Isabella Baumfree, who was born into slavery but later escaped, went on to become an outspoken abolitionist and one of the earliest proponents of women’s rights. Of course, you might know her better as Sojourner Truth, the name she gave herself when she converted to Methodism, telling her friends, “The Spirit calls me, and I must go.” Her name literally became the theme of her life’s work, a blessing as she traveled and preached justice and equality until the day she died.

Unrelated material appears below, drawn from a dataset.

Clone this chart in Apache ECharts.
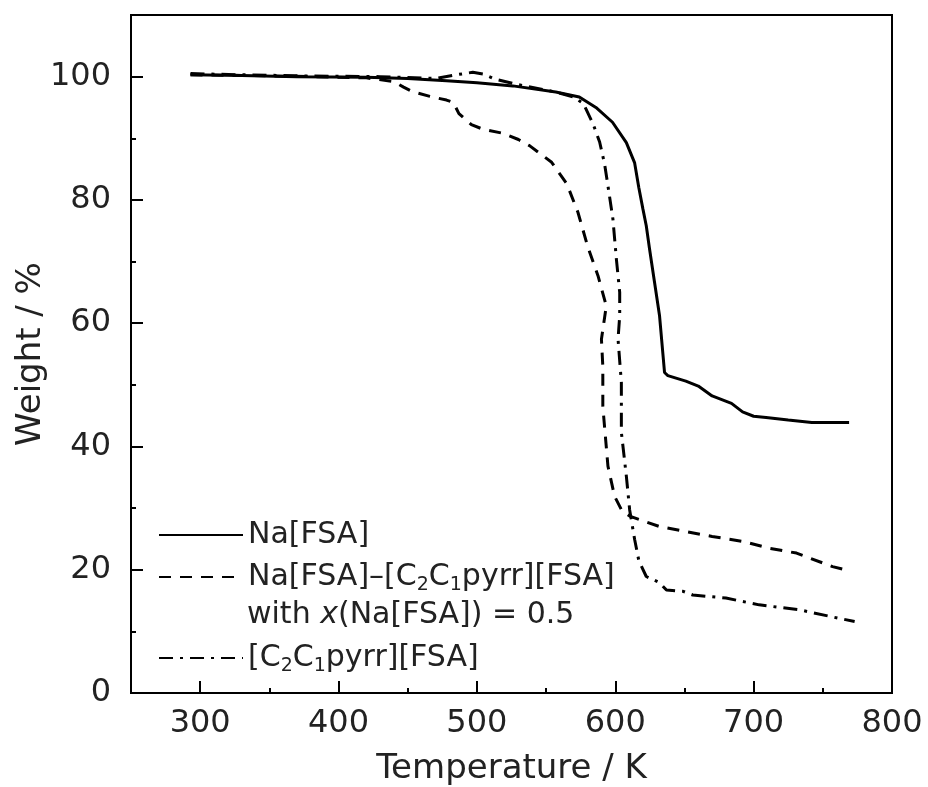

As for looking back on a year that seems scarce in blessings, maybe it’s not all that bad. In the midst of a wave of tragedies and celebrity deaths, many have blamed the calendar year for these things. But a recent Washington Post article points out that it only seems like 2016 has been the “worst year ever.” This is because violence and natural disasters are sudden events that are reported instantaneously. But the more positive, albeit quieter, trends get lost in the cracks: improving global health, falling poverty, and environmental progress all take years, decades, even centuries to really notice. [2]

This is not meant to sugarcoat the terrible things that happen in our world on a seemingly daily basis, or to excuse our failure to do the work of justice where it is most needed. But it is meant to suggest that we take a broader view.

Poet John O’Donohue speaks of the ups and downs of the year is his blessing for the end of a year:

We bless this year for all we learned,
For all we loved and lost
And for the quiet way it brought us
Nearer to our invisible destination. [3]

Indeed, there are always going to be ups and downs, but a broader view takes seriously the acts of blessing and naming. Let this new year be for us a time of blessing, remembering the ultimate blessing of being named as God’s own dearly beloved people, an identity which no one can ever take away.


[1] https://www.elm.org/2016/12/22/blue-christmas/

[2] https://www.washingtonpost.com/posteverything/wp/2016/12/29/stop-saying-that-2016-was-the-worst-year/?utm_term=.9873bfcad3d6

[3] John O’Donohue, To Bless the Space Between Us: A Book of Blessings (New York: Doubleday, 2008), 160.